What you need to do
Begin with the first line of the material and copy each line word for word through the line that contains "472, 474, 475]"; the pictures are left out.

Supplied information
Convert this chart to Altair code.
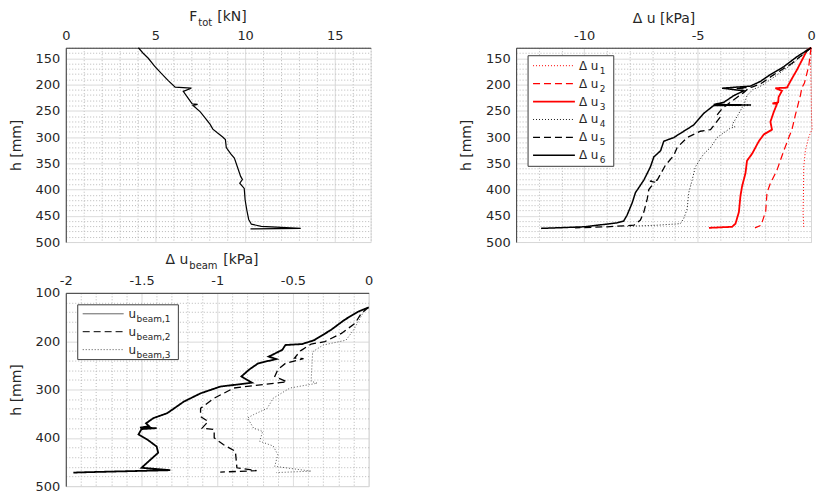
import altair as alt
import pandas as pd

FONT = "DejaVu Sans"
TXT = "#262626"

# ---------------- data: top-left (F_tot vs h) ----------------
tl_F = [4.05, 4.3, 4.6, 4.95, 5.3, 5.7, 6.1, 7.0, 6.55, 6.8, 7.05, 7.35, 7.1, 7.5, 7.8, 8.05, 8.2, 8.45,
        8.75, 8.9, 8.95, 9.2, 9.4, 9.6, 9.75, 9.85, 9.7, 9.95, 10.0, 10.1, 10.2, 10.35, 10.9, 12.0, 13.1, 10.3]
tl_h = [130, 140, 150, 165, 178, 192, 205, 207, 213, 225, 237, 238, 240, 252, 265, 276, 285, 292,
        300, 305, 320, 332, 340, 360, 375, 381, 388, 398, 420, 440, 457, 466, 470, 472, 474, 475]

# ---------------- data: top-right (delta u vs h) ----------------
tr_names = ["u1", "u2", "u3", "u4", "u5", "u6"]
tr_subs = ["1", "2", "3", "4", "5", "6"]
u1 = [0, -0.02, 0.0, 0.02, 0.05, -0.1, -0.25, -0.32, -0.33, -0.35, -0.32]
h1 = [130, 160, 200, 260, 285, 300, 326, 357, 400, 443, 473]
u2 = [0, -0.1, -0.29, -0.4, -0.47, -0.69, -0.84, -0.98, -1.2, -1.5, -1.79, -1.94, -2.0, -2.08, -2.2, -2.47]
h2 = [130, 165, 197, 206, 221, 258, 286, 301, 326, 363, 388, 406, 443, 452, 468, 473]
u3 = [0, -0.18, -0.32, -0.62, -0.91, -1.06, -1.57, -1.28, -1.43, -1.45, -1.7, -1.5, -1.64, -1.79, -1.72,
      -2.08, -2.3, -2.6, -2.82, -2.89, -3.04, -3.11, -3.18, -3.33, -3.48, -4.5]
h3 = [130, 135, 147, 172, 194, 206, 207, 212, 224, 234, 236, 237, 252, 271, 286,
      295, 308, 332, 345, 369, 394, 412, 443, 465, 471, 473]
u4 = [0, -0.8, -1.6, -2.1, -2.35, -2.55, -2.82, -2.95, -2.6, -3.0, -3.18, -3.48, -3.35, -3.55, -3.85,
      -4.14, -4.43, -4.73, -5.1, -5.24, -5.39, -5.46, -5.61, -5.76, -6.8, -8.1]
h4 = [130, 160, 185, 200, 206, 209, 221, 238, 239, 241, 255, 277, 281, 283, 292,
      301, 320, 332, 357, 382, 406, 437, 455, 465, 468, 470]
u5 = [0, -0.85, -1.7, -2.2, -2.6, -3.3, -2.8, -2.96, -3.5, -3.92, -4.14, -4.0, -4.43, -4.88, -5.46,
      -5.9, -6.05, -6.42, -6.78, -7.1, -6.9, -7.15, -7.22, -7.37, -7.52, -7.81, -9.0, -10.4]
h5 = [130, 160, 183, 198, 205, 207, 209, 215, 232, 246, 258, 262, 286, 289, 301,
      320, 335, 354, 382, 384, 386, 400, 418, 443, 458, 468, 471, 473]
u6 = [0, -0.62, -1.2, -1.79, -2.23, -2.67, -3.92, -2.96, -3.4, -3.85, -4.29, -2.67, -4.29, -4.73, -5.17,
      -5.61, -6.05, -6.49, -6.63, -6.93, -7.08, -7.37, -7.74, -7.88, -8.11, -8.26, -8.55, -10.0, -11.9]
h6 = [130, 147, 166, 181, 194, 203, 207, 212, 221, 234, 238, 239, 240, 255, 277,
      289, 301, 308, 326, 338, 357, 382, 406, 425, 449, 460, 463.5, 471, 474]
tr_u = [u1, u2, u3, u4, u5, u6]
tr_h = [h1, h2, h3, h4, h5, h6]
tr_colors = ["#ff0000", "#ff0000", "#ff0000", "#000000", "#000000", "#000000"]
tr_dashes = [[1, 2], [7, 4], [1, 0], [1, 2], [7, 4], [1, 0]]
tr_widths = [1.0, 1.2, 1.8, 0.9, 1.3, 1.5]

# ---------------- data: bottom-left (delta u_beam vs h) ----------------
bl_names = ["b1", "b2", "b3"]
bl_subs = ["beam,1", "beam,2", "beam,3"]
b1u = [0, -0.07, -0.16, -0.25, -0.36, -0.44, -0.55, -0.57, -0.66, -0.61, -0.73, -0.79, -0.84, -0.77,
       -0.98, -1.11, -1.22, -1.33, -1.42, -1.47, -1.45, -1.51, -1.40, -1.50, -1.52, -1.46, -1.4, -1.39,
       -1.44, -1.5, -1.31, -1.84, -1.95]
b1h = [130, 139, 156, 177, 198, 206, 208, 218, 232, 237, 246, 259, 273, 286,
       294, 308, 325, 349, 359, 370, 376, 379, 380, 382, 393, 404, 418, 431,
       445, 462, 467, 471, 472]
b2u = [0, -0.05, -0.09, -0.18, -0.29, -0.38, -0.45, -0.49, -0.43, -0.55, -0.6, -0.62, -0.54, -0.89,
       -1.02, -1.11, -1.11, -1.06, -1.1, -1.02, -1.02, -0.96, -0.88, -0.87, -0.74, -0.98]
b2h = [130, 143, 163, 184, 201, 206, 220, 235, 236, 246, 259, 273, 284, 297,
       318, 339, 356, 366, 380, 383, 400, 414, 428, 462, 468, 471]
b3u = [0, -0.04, -0.1, -0.15, -0.3, -0.37, -0.38, -0.34, -0.52, -0.63, -0.67, -0.76, -0.8, -0.76,
       -0.7, -0.72, -0.63, -0.6, -0.62, -0.38, -0.61]
b3h = [130, 143, 177, 198, 208, 222, 283, 287, 297, 318, 339, 352, 359, 380,
       387, 407, 417, 435, 459, 469, 472]
bl_u = [b1u, b2u, b3u]
bl_h = [b1h, b2h, b3h]
bl_colors = ["#000000", "#000000", "#404040"]
bl_sample_colors = ["#4d4d4d", "#000000", "#4d4d4d"]
bl_dashes = [[1, 0], [7, 4], [1, 2]]
bl_widths = [1.8, 1.3, 0.9]


def make_axis(values, test, orient, title="", fmt="toString(datum.value)", **kw):
    return alt.Axis(
        orient=orient, values=values, title=title,
        labelExpr=f"({test}) ? {fmt} : ''",
        grid=True,
        gridDash={"condition": {"test": test, "value": [1, 0]}, "value": [1, 2]},
        gridColor={"condition": {"test": test, "value": "#d6d6d6"}, "value": "#b8b8b8"},
        gridWidth=1,
        ticks=False, labelOverlap=False, labelFlush=False,
        domainColor="#3c3c3c", labelFont=FONT, labelFontSize=13, labelColor=TXT,
        titleFont=FONT, titleFontSize=14, titleFontWeight="normal", titleColor=TXT,
        **kw)


one = pd.DataFrame({"k": [0]})


def text_piece(txt, x, y, size):
    return alt.Chart(one).mark_text(align="left", baseline="alphabetic", font=FONT,
                                    fontSize=size, color=TXT).encode(
        x=alt.value(x), y=alt.value(y), text=alt.value(txt))


def series_lines(us, hs, colors, dashes, widths, xenc, yenc):
    layers = []
    for u, h, c, d, w in zip(us, hs, colors, dashes, widths):
        df = pd.DataFrame({"u": u, "h": h, "i": list(range(len(u)))})
        layers.append(alt.Chart(df).mark_line(color=c, strokeDash=d, strokeWidth=w).encode(
            x=xenc, y=yenc, order=alt.Order("i:Q")))
    return layers


def legend_layers(names, subs, main, colors, dashes, widths, yenc, x0, x1, xt, xs):
    df = pd.DataFrame({"key": names, "row": list(range(len(names))),
                       "main": [main] * len(names), "sub": subs})
    layers = []
    for n, c, d, w in zip(names, colors, dashes, widths):
        layers.append(alt.Chart(df).transform_filter(alt.datum.key == n).mark_rule(
            color=c, strokeDash=d, strokeWidth=w).encode(x=alt.value(x0), x2=alt.value(x1), y=yenc))
    layers.append(alt.Chart(df).mark_text(align="left", baseline="middle", font=FONT, fontSize=12,
                                          color=TXT).encode(x=alt.value(xt), y=yenc, text="main:N"))
    layers.append(alt.Chart(df).mark_text(align="left", baseline="middle", font=FONT, fontSize=9,
                                          color=TXT, dy=5).encode(x=alt.value(xs), y=yenc, text="sub:N"))
    return alt.layer(*layers)


h_vals_130 = list(range(130, 501, 10))
h_test_130 = "datum.value % 50 === 0"

# ---------------- top-left ----------------
df_tl = pd.DataFrame({"F": tl_F, "h": tl_h, "i": list(range(len(tl_F)))})
tl_line = alt.Chart(df_tl).mark_line(color="black", strokeWidth=1.2).encode(
    x=alt.X("F:Q", scale=alt.Scale(domain=[0, 17], nice=False),
            axis=make_axis(list(range(0, 18)), "datum.value % 5 === 0", "top", labelPadding=5)),
    y=alt.Y("h:Q", scale=alt.Scale(domain=[130, 500], reverse=True, nice=False),
            axis=make_axis(h_vals_130, h_test_130, "left", title="h [mm]",
                           titlePadding=12, labelPadding=6)),
    order=alt.Order("i:Q"))
tl = alt.layer(
    tl_line,
    text_piece("F", 124, -27, 14),
    text_piece("tot", 133, -22, 10),
    text_piece("[kN]", 152, -27, 14),
).properties(width=306, height=195)

# ---------------- top-right ----------------
x_tr = alt.X("u:Q", scale=alt.Scale(domain=[-13, 0], nice=False),
             axis=make_axis(list(range(-13, 1)), "datum.value % 5 === 0", "top",
                            title="Δ u [kPa]", labelPadding=5, titlePadding=4))
y_tr = alt.Y("h:Q", scale=alt.Scale(domain=[130, 500], reverse=True, nice=False),
             axis=make_axis(h_vals_130, h_test_130, "left", title="h [mm]",
                            titlePadding=12, labelPadding=6))
tr_box = alt.Chart(one).mark_rect(fill="white", stroke="#3c3c3c", strokeWidth=1).encode(
    x=alt.value(12), x2=alt.value(98), y=alt.value(8), y2=alt.value(119))
ytr = alt.Y("row:Q", scale=alt.Scale(domain=[0, 5], range=[18, 108]), axis=None)
tr = alt.layer(
    alt.layer(*series_lines(tr_u, tr_h, tr_colors, tr_dashes, tr_widths, x_tr, y_tr), tr_box),
    legend_layers(tr_names, tr_subs, "Δ u", tr_colors, tr_dashes, tr_widths, ytr, 17, 59, 63, 84),
).resolve_scale(y="independent").properties(width=296, height=195)

# ---------------- bottom-left ----------------
bl_xvals = [round(-2 + 0.1 * k, 1) for k in range(21)]
x_bl = alt.X("u:Q", scale=alt.Scale(domain=[-2, 0], nice=False),
             axis=make_axis(bl_xvals, "abs(round(datum.value*10)) % 5 === 0", "top",
                            fmt="toString(round(datum.value*10)/10)", labelPadding=5))
y_bl = alt.Y("h:Q", scale=alt.Scale(domain=[100, 500], reverse=True, nice=False),
             axis=make_axis(list(range(100, 501, 20)), "datum.value % 100 === 0", "left",
                            title="h [mm]", titlePadding=12, labelPadding=6))
bl_box = alt.Chart(one).mark_rect(fill="white", stroke="#3c3c3c", strokeWidth=1).encode(
    x=alt.value(12), x2=alt.value(113), y=alt.value(12), y2=alt.value(67))
ybl = alt.Y("row:Q", scale=alt.Scale(domain=[0, 2], range=[21, 57]), axis=None)
bl = alt.layer(
    alt.layer(*series_lines(bl_u, bl_h, bl_colors, bl_dashes, bl_widths, x_bl, y_bl), bl_box,
              text_piece("Δ u", 100, -29, 14),
              text_piece("beam", 124, -24, 10),
              text_piece("[kPa]", 158, -29, 14)),
    legend_layers(bl_names, bl_subs, "u", bl_sample_colors, bl_dashes, [1, 1, 1], ybl, 17, 58, 63, 71),
).resolve_scale(y="independent").properties(width=304, height=194)

chart = alt.concat(tl, tr, bl, columns=2, spacing={"row": 2, "column": 85}).properties(
    padding=0).configure_view(stroke="#d6d6d6").configure(background="white")

chart.save("out.html", embed_options={"renderer": "svg", "actions": False})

Result below
Convert this chart to Altair code.
import altair as alt
import pandas as pd

FONT = "DejaVu Sans"
TXT = "#262626"

# ---------------- data: top-left (F_tot vs h) ----------------
tl_F = [4.05, 4.3, 4.6, 4.95, 5.3, 5.7, 6.1, 7.0, 6.55, 6.8, 7.05, 7.35, 7.1, 7.5, 7.8, 8.05, 8.2, 8.45,
        8.75, 8.9, 8.95, 9.2, 9.4, 9.6, 9.75, 9.85, 9.7, 9.95, 10.0, 10.1, 10.2, 10.35, 10.9, 12.0, 13.1, 10.3]
tl_h = [130, 140, 150, 165, 178, 192, 205, 207, 213, 225, 237, 238, 240, 252, 265, 276, 285, 292,
        300, 305, 320, 332, 340, 360, 375, 381, 388, 398, 420, 440, 457, 466, 470, 472, 474, 475]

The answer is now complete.